Two suggestions: an authentic (flat rim, no throat) mouthpiece, as suggested above, helps tremendously, and don't expect the nat to slot the notes for you like a modern trumpet. It doesn't (and shouldn't)
Good luck,
EC |
Thanks for the welcome!
There is a german instrument maker, Thein in Bremen, germany who makes an exact copy of a baroque trumpet (don't know which one). When they examined the original, they noted that the mouthpiece reciever was wery "far in" in the instrument. When playing it with a mouthpiece of a normal baroque length, you actually hit the back bow ow the bell with your cheek. Inside the mouth-pipe they disovered length-going scrathes from the beginning of the tube and about 10cm's down. This led them to believe that the instrument used to háve a short correction-slide in the mouthpiece-end of it. This is not to be confused with the "tromba da tirarsi" (slide trumpet) wich have a much longer slide.
I've tried the trumpet, and I have to say that it felt a bit awkward in the beginning, but if one can learn the quite irrational fingerings of a three or four hole trumpet I'm sure that one can learn this too!

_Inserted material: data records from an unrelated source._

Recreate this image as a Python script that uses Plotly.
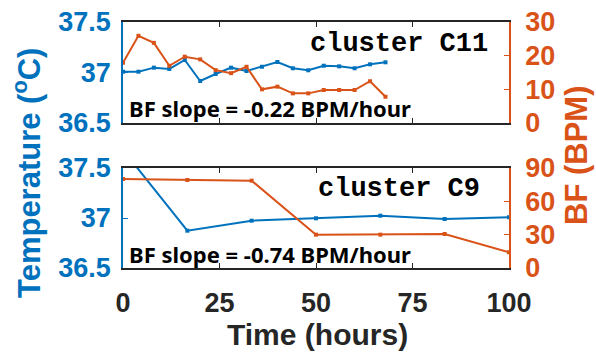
import plotly.graph_objects as go

BLUE = "#0072BD"
ORANGE = "#D95319"

# Top panel (cluster C11)
t_c11 = [0, 4, 8, 12, 16, 20, 24, 28, 32, 36, 40, 44, 48, 52, 56, 60, 64, 68]
temp_c11 = [37.008, 37.008, 37.048, 37.035, 37.124, 36.916, 36.985, 37.048, 37.015,
            37.057, 37.104, 37.042, 37.022, 37.067, 37.061, 37.042, 37.081, 37.101]
bf_c11 = [17.9, 25.9, 23.8, 17.0, 19.7, 18.9, 15.7, 14.8, 16.7,
          10.0, 10.8, 8.8, 8.8, 9.8, 9.8, 9.8, 12.4, 7.8]

# Bottom panel (cluster C9)
t_c9 = [0, 16.67, 33.33, 50, 66.67, 83.33, 100]
temp_c9 = [37.68, 36.873, 36.973, 36.997, 37.023, 36.99, 37.007]
bf_c9 = [80.1, 79.2, 78.6, 30.0, 30.0, 30.6, 14.1]

x_ticks = [0, 25, 50, 75, 100]
temp_ticks = [36.5, 37, 37.5]
temp_ticktext = ["36.5", "37", "37.5"]
bf_ticks_c11 = [0, 10, 20, 30]
bf_ticks_c9 = [0, 30, 60, 90]

W, H = 596, 354
x0, x1 = 123 / W, 509 / W
top_dom = [1 - 123 / H, 1 - 22 / H]
bot_dom = [1 - 268 / H, 1 - 168 / H]

fig = go.Figure()

def add_pair(t, temp, bf, xa, ya, ya2):
    fig.add_trace(go.Scatter(x=t, y=temp, mode="lines+markers", xaxis=xa, yaxis=ya,
                             line=dict(color=BLUE, width=2),
                             marker=dict(symbol="square", size=4, color=BLUE),
                             showlegend=False, cliponaxis=True))
    fig.add_trace(go.Scatter(x=t, y=bf, mode="lines+markers", xaxis=xa, yaxis=ya2,
                             line=dict(color=ORANGE, width=2),
                             marker=dict(symbol="square", size=4, color=ORANGE),
                             showlegend=False, cliponaxis=True))

add_pair(t_c11, temp_c11, bf_c11, "x2", "y3", "y4")
add_pair(t_c9, temp_c9, bf_c9, "x", "y", "y2")

def tf(color):
    return dict(family="Liberation Sans", size=27, color=color, weight="bold")

xcommon = dict(range=[0, 100], tickvals=x_ticks, ticks="inside", ticklen=5,
               showline=True, linecolor="#262626", linewidth=1.5, mirror="ticks",
               tickcolor="#262626", showgrid=False, zeroline=False, automargin=False)

def ycommon(color, rng, tickvals, side, standoff):
    d = dict(range=rng, tickvals=tickvals, ticks="inside", ticklen=5, tickcolor=color,
             showline=True, linecolor=color, linewidth=1.5, showgrid=False,
             zeroline=False, tickfont=tf(color), ticklabelstandoff=standoff,
             automargin=False, side=side)
    return d

fig.update_layout(
    width=W, height=H, margin=dict(l=0, r=0, t=0, b=0, autoexpand=False),
    paper_bgcolor="white", plot_bgcolor="white",
    xaxis=dict(domain=[x0, x1], anchor="y", showticklabels=True,
               tickfont=tf("#262626"), ticklabelstandoff=10, **xcommon),
    xaxis2=dict(domain=[x0, x1], anchor="y3", showticklabels=False, **xcommon),
    yaxis=dict(domain=bot_dom, anchor="x", ticktext=temp_ticktext,
               **ycommon(BLUE, [36.5, 37.5], temp_ticks, "left", 5)),
    yaxis2=dict(domain=bot_dom, anchor="x", overlaying="y",
                **ycommon(ORANGE, [0, 90], bf_ticks_c9, "right", 9)),
    yaxis3=dict(domain=top_dom, anchor="x2", ticktext=temp_ticktext,
                **ycommon(BLUE, [36.5, 37.5], temp_ticks, "left", 5)),
    yaxis4=dict(domain=top_dom, anchor="x2", overlaying="y3",
                **ycommon(ORANGE, [0, 30], bf_ticks_c11, "right", 9)),
)

def ann(text, x, y, size, color, family="Liberation Sans", xanchor="center", angle=0, bold=True):
    fig.add_annotation(text=f"<b>{text}</b>" if bold else text, x=x / W, y=1 - y / H,
                       xref="paper", yref="paper", showarrow=False, xanchor=xanchor,
                       yanchor="middle", textangle=angle,
                       font=dict(family=family, size=size, color=color))

ann("cluster C11", 490, 44, 27, "black", family="Liberation Mono", xanchor="right")
ann("cluster C9", 482, 189, 27, "black", family="Liberation Mono", xanchor="right")
ann("BF slope = -0.22 BPM/hour", 127, 108, 22, "black", family="Noto Sans", xanchor="left")
ann("BF slope = -0.74 BPM/hour", 127, 254, 22, "black", family="Noto Sans", xanchor="left")
ann("Time (hours)", 318, 334, 30, "#262626")
ann("Temperature (<sup>o</sup>C)", 27, 173, 31, BLUE, angle=-90)
ann("BF (BPM)", 577, 156, 31, ORANGE, angle=-90)

fig.write_html("out.html")
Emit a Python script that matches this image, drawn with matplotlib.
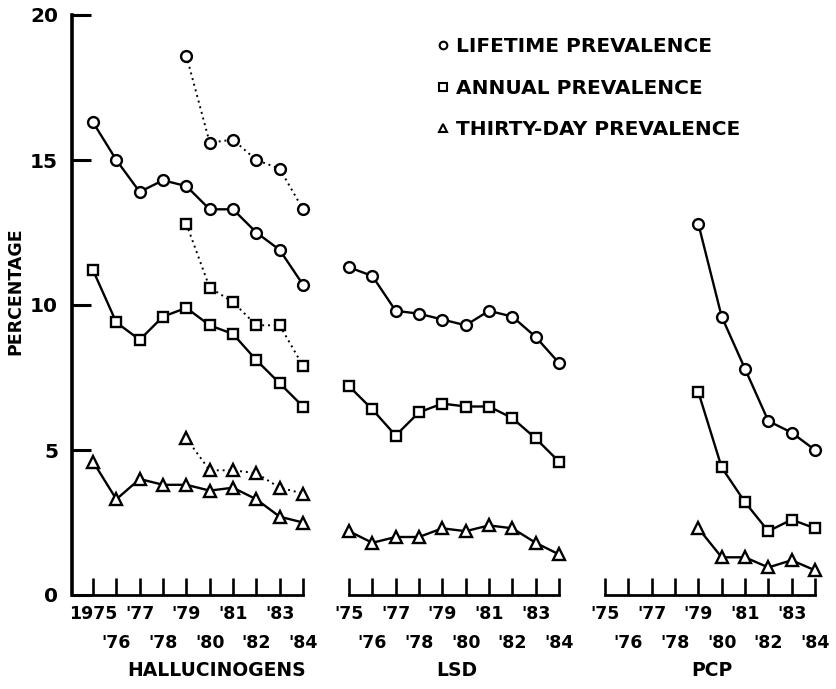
"""
Hallucinogens / LSD / PCP prevalence trends, 1975-84 (three panels, shared y).
"""
import matplotlib
matplotlib.use("Agg")
import matplotlib.pyplot as plt
from matplotlib.lines import Line2D
from matplotlib.transforms import blended_transform_factory

plt.rcParams["font.family"] = ["DejaVu Sans"]
plt.rcParams["font.weight"] = "bold"

YEARS = [1975, 1976, 1977, 1978, 1979, 1980, 1981, 1982, 1983, 1984]
YEARS_ADJ = [1979, 1980, 1981, 1982, 1983, 1984]

# hallucinogens, unadjusted (solid) and PCP-adjusted (dotted, from 1979)
HALL_LIFE = [16.3, 15.0, 13.9, 14.3, 14.1, 13.3, 13.3, 12.5, 11.9, 10.7]
HALL_ANNUAL = [11.2, 9.4, 8.8, 9.6, 9.9, 9.3, 9.0, 8.1, 7.3, 6.5]
HALL_30DAY = [4.6, 3.3, 4.0, 3.8, 3.8, 3.6, 3.7, 3.3, 2.7, 2.5]
HALL_LIFE_ADJ = [18.6, 15.6, 15.7, 15.0, 14.7, 13.3]
HALL_ANNUAL_ADJ = [12.8, 10.6, 10.1, 9.3, 9.3, 7.9]
HALL_30DAY_ADJ = [5.4, 4.3, 4.3, 4.2, 3.7, 3.5]

LSD_LIFE = [11.3, 11.0, 9.8, 9.7, 9.5, 9.3, 9.8, 9.6, 8.9, 8.0]
LSD_ANNUAL = [7.2, 6.4, 5.5, 6.3, 6.6, 6.5, 6.5, 6.1, 5.4, 4.6]
LSD_30DAY = [2.2, 1.8, 2.0, 2.0, 2.3, 2.2, 2.4, 2.3, 1.8, 1.4]

PCP_LIFE = [12.8, 9.6, 7.8, 6.0, 5.6, 5.0]
PCP_ANNUAL = [7.0, 4.4, 3.2, 2.2, 2.6, 2.3]
PCP_30DAY = [2.3, 1.3, 1.3, 0.95, 1.2, 0.85]

ODD_LABELS_FIRST = ["1975", "'77", "'79", "'81", "'83"]
ODD_LABELS = ["'75", "'77", "'79", "'81", "'83"]
EVEN_LABELS = ["'76", "'78", "'80", "'82", "'84"]
PANELS = ["HALLUCINOGENS", "LSD", "PCP"]
LEGEND = ["LIFETIME PREVALENCE", "ANNUAL PREVALENCE", "THIRTY-DAY PREVALENCE"]

W, H = 836, 689


def frac_x(px):
    return px / W


def frac_y(py):
    return 1 - py / H


def series(ax, x, y, marker, dotted=False):
    ax.plot(x, y, color="black", lw=1.4 if dotted else 1.7,
            ls=(0, (1, 2.0)) if dotted else "-",
            marker=marker, ms=7.8 if marker != "^" else 8.2, mfc="white",
            mec="black", mew=1.7, clip_on=False, zorder=3)


def style_panel(ax, left_spine, label, label_x, first_labels):
    ax.set_ylim(0, 20)
    for s in ("top", "right"):
        ax.spines[s].set_visible(False)
    ax.spines["bottom"].set_linewidth(2.0)
    if left_spine:
        ax.spines["left"].set_linewidth(2.6)
        ax.set_yticks([0, 5, 10, 15, 20])
        ax.set_yticklabels(["0", "5", "10", "15", "20"], fontsize=14.5)
        ax.tick_params(axis="y", direction="in", length=14, width=2.2, pad=10)
        ax.spines["bottom"].set_bounds(ax.get_xlim()[0], 1984)
    else:
        ax.spines["left"].set_visible(False)
        ax.set_yticks([])
        ax.spines["bottom"].set_bounds(1975, 1984)
    ax.set_xticks(YEARS[0::2])
    ax.set_xticklabels(first_labels, fontsize=12.5)
    ax.set_xticks(YEARS[1::2], minor=True)
    ax.set_xticklabels(EVEN_LABELS, minor=True, fontsize=12.5)
    ax.tick_params(axis="x", which="both", direction="in", length=12,
                   width=1.9)
    ax.tick_params(axis="x", which="major", pad=7)
    ax.tick_params(axis="x", which="minor", pad=28)
    trans = blended_transform_factory(ax.transData, ax.transAxes)
    ax.text(label_x, -0.13, label, transform=trans, ha="center",
            va="center", fontsize=13.5)


fig = plt.figure(figsize=(W / 100, H / 100), dpi=100)
top, bottom = frac_y(15), frac_y(595)
px_per_year = (303 - 93) / 9

ax1 = fig.add_axes([frac_x(72), bottom, frac_x(310 - 72), top - bottom])
ax1.set_xlim(1975 - (93 - 72) / px_per_year, 1984.3)
ax2 = fig.add_axes([frac_x(342), bottom, frac_x(224), top - bottom])
ax2.set_xlim(1974.7, 1984.3)
ax3 = fig.add_axes([frac_x(598), bottom, frac_x(224), top - bottom])
ax3.set_xlim(1974.7, 1984.3)

series(ax1, YEARS, HALL_LIFE, "o")
series(ax1, YEARS, HALL_ANNUAL, "s")
series(ax1, YEARS, HALL_30DAY, "^")
series(ax1, YEARS_ADJ, HALL_LIFE_ADJ, "o", dotted=True)
series(ax1, YEARS_ADJ, HALL_ANNUAL_ADJ, "s", dotted=True)
series(ax1, YEARS_ADJ, HALL_30DAY_ADJ, "^", dotted=True)

series(ax2, YEARS, LSD_LIFE, "o")
series(ax2, YEARS, LSD_ANNUAL, "s")
series(ax2, YEARS, LSD_30DAY, "^")

series(ax3, YEARS_ADJ, PCP_LIFE, "o")
series(ax3, YEARS_ADJ, PCP_ANNUAL, "s")
series(ax3, YEARS_ADJ, PCP_30DAY, "^")

style_panel(ax1, True, PANELS[0], 1980.3, ODD_LABELS_FIRST)
style_panel(ax2, False, PANELS[1], 1979.6, ODD_LABELS)
style_panel(ax3, False, PANELS[2], 1979.6, ODD_LABELS)

ax1.set_ylabel("PERCENTAGE", fontsize=12.5, fontweight="bold")
ax1.yaxis.set_label_coords(-0.20, 0.524)

handles = [Line2D([], [], ls="none", marker=m, ms=ms, mfc="white",
                  mec="black", mew=1.5)
           for m, ms in (("o", 5.5), ("s", 5.5), ("^", 6))]
fig.legend(handles, LEGEND, loc="upper left",
           bbox_to_anchor=(frac_x(426), frac_y(27)), frameon=False,
           fontsize=14.5, borderpad=0, handlelength=0.7, handletextpad=0.3,
           labelspacing=1.12)

fig.savefig("out.png", dpi=100)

I've seen paintings of trumpeters from the baroque era where they hold the trumpet with their right hand, and the left hand fingers grabs the mouthpiece suggesting that Theins theory can be right!
One also must remember that Europe was HUGE at the time (traveling took a LONG time), so maybe this was done in one area of Europe while not in another part.
In those days the note "a" could differ up to a minor third from region to region!
Food for thought, I think!
All the best!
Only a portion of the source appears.